> [WHAT THIS TASK INVOLVES] Repeat the material exactly from its first line to the line that includes "700, 750, 800];". Skip pictures.

> [SOURCE MATERIAL]

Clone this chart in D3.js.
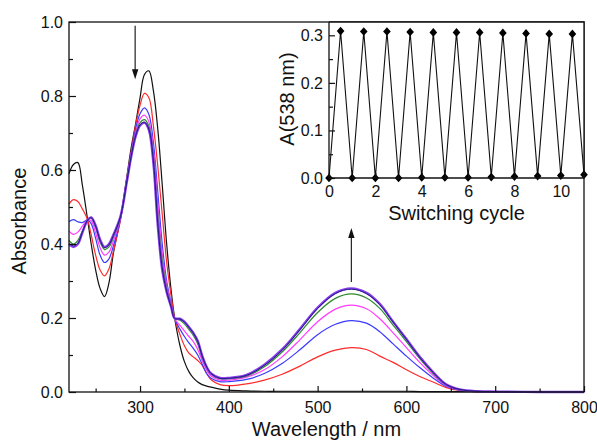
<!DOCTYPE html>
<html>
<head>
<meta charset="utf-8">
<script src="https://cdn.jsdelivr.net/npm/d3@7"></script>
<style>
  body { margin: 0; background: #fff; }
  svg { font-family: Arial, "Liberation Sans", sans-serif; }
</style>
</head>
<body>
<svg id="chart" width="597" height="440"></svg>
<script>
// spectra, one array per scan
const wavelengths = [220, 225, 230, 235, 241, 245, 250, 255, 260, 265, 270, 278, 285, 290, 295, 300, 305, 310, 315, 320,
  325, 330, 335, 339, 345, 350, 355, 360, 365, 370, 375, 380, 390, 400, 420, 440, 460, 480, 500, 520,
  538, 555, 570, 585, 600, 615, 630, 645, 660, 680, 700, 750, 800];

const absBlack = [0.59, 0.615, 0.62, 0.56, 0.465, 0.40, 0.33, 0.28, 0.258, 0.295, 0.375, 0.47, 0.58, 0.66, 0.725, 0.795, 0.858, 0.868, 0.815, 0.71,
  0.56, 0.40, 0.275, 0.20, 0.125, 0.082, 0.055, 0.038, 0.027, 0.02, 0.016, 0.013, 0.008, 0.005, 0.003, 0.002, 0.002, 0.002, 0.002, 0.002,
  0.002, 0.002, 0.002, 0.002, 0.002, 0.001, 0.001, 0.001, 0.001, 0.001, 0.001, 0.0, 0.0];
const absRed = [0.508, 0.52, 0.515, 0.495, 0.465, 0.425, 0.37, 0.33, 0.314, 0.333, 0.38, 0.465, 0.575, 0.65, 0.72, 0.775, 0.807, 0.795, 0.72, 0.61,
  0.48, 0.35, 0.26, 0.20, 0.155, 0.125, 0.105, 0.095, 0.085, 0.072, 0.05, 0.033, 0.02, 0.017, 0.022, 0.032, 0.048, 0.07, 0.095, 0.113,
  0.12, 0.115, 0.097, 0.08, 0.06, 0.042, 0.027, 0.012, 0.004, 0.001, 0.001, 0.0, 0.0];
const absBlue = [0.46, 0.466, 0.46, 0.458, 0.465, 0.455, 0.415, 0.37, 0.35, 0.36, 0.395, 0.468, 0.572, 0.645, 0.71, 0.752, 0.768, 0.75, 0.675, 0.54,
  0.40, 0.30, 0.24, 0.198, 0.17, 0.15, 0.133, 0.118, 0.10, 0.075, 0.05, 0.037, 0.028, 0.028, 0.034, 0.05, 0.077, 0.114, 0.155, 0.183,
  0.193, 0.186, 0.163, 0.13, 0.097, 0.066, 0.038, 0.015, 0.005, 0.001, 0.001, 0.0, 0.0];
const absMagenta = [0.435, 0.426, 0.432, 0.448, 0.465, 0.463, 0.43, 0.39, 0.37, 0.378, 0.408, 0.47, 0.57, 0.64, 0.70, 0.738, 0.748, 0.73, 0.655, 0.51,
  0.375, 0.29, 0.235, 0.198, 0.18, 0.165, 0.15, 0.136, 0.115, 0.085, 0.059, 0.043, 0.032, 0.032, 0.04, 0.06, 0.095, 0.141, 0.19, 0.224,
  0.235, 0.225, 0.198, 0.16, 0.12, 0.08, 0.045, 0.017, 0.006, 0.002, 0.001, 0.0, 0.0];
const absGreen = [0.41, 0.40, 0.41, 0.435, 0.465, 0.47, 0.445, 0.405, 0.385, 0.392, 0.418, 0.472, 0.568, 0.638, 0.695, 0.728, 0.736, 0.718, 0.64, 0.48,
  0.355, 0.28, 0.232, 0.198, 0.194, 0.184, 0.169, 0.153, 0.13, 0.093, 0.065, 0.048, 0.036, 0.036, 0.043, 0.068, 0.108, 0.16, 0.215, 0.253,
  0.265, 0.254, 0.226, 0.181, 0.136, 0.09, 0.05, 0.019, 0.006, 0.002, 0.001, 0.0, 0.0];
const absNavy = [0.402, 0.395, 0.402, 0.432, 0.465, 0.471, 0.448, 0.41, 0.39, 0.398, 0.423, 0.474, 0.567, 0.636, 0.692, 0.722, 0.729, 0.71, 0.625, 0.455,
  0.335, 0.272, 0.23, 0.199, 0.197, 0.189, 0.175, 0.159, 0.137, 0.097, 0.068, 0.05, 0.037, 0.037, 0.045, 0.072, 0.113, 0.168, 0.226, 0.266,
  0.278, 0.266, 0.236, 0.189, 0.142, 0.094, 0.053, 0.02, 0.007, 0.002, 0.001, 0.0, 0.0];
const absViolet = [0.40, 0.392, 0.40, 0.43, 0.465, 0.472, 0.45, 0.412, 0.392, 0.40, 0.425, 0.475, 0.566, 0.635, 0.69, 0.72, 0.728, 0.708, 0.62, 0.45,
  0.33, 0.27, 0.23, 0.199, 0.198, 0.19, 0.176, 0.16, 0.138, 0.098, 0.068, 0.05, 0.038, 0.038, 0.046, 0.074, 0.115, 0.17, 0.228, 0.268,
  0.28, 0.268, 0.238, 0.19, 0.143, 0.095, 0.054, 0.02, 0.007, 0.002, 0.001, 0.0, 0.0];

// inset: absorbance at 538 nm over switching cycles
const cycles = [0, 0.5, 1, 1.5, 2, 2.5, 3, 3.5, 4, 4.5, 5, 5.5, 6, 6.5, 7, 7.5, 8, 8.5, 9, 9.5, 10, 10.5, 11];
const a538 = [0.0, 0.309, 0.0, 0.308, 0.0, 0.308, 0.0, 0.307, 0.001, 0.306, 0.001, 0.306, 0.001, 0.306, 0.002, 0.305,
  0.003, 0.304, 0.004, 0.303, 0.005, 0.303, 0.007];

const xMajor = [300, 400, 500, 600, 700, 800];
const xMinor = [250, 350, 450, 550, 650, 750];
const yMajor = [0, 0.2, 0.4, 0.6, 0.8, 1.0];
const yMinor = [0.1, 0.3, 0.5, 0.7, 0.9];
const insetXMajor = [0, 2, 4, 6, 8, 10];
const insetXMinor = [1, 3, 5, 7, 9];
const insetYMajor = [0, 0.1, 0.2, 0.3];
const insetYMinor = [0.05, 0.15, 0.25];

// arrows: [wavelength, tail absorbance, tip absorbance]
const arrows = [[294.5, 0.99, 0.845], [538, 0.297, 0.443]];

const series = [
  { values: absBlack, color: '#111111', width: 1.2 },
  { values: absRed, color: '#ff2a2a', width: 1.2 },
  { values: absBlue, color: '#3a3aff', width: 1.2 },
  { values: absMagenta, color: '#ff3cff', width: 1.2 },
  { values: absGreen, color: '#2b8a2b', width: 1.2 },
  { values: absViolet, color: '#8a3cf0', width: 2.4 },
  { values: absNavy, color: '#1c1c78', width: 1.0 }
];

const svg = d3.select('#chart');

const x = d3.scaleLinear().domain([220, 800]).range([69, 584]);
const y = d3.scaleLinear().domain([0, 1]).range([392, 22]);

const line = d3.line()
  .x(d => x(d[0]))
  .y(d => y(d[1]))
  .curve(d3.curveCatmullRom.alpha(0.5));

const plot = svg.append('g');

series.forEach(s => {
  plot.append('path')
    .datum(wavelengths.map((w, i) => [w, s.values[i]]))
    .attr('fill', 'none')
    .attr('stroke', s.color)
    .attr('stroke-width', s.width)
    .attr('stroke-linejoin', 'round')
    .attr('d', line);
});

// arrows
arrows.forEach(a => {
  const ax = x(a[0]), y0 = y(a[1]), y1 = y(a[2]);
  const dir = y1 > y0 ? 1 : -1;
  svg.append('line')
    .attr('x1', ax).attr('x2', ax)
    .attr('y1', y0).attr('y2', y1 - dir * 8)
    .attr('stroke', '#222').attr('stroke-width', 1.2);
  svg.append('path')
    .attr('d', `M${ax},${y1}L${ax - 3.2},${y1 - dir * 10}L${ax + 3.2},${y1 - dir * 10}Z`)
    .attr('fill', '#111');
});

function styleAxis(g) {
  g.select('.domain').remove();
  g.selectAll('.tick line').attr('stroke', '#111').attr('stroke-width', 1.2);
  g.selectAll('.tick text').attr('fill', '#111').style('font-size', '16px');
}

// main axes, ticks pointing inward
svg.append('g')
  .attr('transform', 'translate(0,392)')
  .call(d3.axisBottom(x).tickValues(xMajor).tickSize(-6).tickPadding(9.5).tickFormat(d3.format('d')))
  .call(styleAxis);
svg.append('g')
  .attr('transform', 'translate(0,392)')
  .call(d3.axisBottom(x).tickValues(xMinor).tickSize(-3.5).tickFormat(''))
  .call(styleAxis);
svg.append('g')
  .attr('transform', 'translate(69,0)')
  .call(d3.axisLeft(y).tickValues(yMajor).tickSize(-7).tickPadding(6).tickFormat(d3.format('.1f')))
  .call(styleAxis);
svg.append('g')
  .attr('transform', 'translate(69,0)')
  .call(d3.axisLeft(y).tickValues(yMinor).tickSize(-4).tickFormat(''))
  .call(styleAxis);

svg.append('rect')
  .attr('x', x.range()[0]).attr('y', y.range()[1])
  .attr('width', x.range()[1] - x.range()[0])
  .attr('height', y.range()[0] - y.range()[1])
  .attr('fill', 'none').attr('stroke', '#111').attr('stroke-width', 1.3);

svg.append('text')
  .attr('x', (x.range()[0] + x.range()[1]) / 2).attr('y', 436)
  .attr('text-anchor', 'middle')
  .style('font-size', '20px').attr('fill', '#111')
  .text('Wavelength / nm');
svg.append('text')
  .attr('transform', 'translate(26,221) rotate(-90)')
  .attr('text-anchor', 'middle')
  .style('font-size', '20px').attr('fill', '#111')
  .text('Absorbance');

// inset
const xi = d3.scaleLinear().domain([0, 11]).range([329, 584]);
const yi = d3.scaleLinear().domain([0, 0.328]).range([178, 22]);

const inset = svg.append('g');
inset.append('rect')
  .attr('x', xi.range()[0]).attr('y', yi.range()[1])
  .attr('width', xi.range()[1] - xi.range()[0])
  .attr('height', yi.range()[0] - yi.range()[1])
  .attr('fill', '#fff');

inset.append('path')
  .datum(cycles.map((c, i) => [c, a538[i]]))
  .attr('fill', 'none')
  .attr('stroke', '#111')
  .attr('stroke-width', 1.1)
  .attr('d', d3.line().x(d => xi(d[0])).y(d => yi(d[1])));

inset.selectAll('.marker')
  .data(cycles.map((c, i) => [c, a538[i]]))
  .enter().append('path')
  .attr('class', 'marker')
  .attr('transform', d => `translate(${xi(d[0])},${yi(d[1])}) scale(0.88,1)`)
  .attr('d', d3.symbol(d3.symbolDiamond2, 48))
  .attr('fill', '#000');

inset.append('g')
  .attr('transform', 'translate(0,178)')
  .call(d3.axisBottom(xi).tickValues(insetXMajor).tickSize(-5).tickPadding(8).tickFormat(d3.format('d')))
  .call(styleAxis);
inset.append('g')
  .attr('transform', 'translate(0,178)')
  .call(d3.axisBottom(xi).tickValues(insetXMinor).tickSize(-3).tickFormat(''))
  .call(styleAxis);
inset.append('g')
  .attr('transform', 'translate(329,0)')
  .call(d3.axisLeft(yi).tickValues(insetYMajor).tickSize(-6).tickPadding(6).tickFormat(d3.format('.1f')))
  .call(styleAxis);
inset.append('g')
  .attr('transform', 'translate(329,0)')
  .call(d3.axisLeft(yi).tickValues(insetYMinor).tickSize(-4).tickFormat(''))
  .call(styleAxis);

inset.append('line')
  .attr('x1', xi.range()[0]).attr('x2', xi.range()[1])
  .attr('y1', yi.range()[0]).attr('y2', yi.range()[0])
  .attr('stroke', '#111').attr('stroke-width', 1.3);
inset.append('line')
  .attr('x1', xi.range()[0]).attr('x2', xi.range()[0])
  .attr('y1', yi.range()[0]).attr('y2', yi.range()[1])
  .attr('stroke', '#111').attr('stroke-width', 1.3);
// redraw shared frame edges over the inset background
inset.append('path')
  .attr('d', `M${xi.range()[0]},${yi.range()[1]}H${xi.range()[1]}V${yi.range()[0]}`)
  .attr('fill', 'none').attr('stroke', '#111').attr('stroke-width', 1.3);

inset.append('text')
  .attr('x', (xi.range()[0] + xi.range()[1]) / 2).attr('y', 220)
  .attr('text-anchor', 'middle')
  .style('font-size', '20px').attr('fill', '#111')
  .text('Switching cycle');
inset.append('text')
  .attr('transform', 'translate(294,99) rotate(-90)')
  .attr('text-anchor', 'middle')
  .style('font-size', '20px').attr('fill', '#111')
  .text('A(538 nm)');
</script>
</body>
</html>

> [EXERCISE SOLUTION]
Clone this chart in D3.js.
<!DOCTYPE html>
<html>
<head>
<meta charset="utf-8">
<script src="https://cdn.jsdelivr.net/npm/d3@7"></script>
<style>
  body { margin: 0; background: #fff; }
  svg { font-family: Arial, "Liberation Sans", sans-serif; }
</style>
</head>
<body>
<svg id="chart" width="597" height="440"></svg>
<script>
// spectra, one array per scan
const wavelengths = [220, 225, 230, 235, 241, 245, 250, 255, 260, 265, 270, 278, 285, 290, 295, 300, 305, 310, 315, 320,
  325, 330, 335, 339, 345, 350, 355, 360, 365, 370, 375, 380, 390, 400, 420, 440, 460, 480, 500, 520,
  538, 555, 570, 585, 600, 615, 630, 645, 660, 680, 700, 750, 800];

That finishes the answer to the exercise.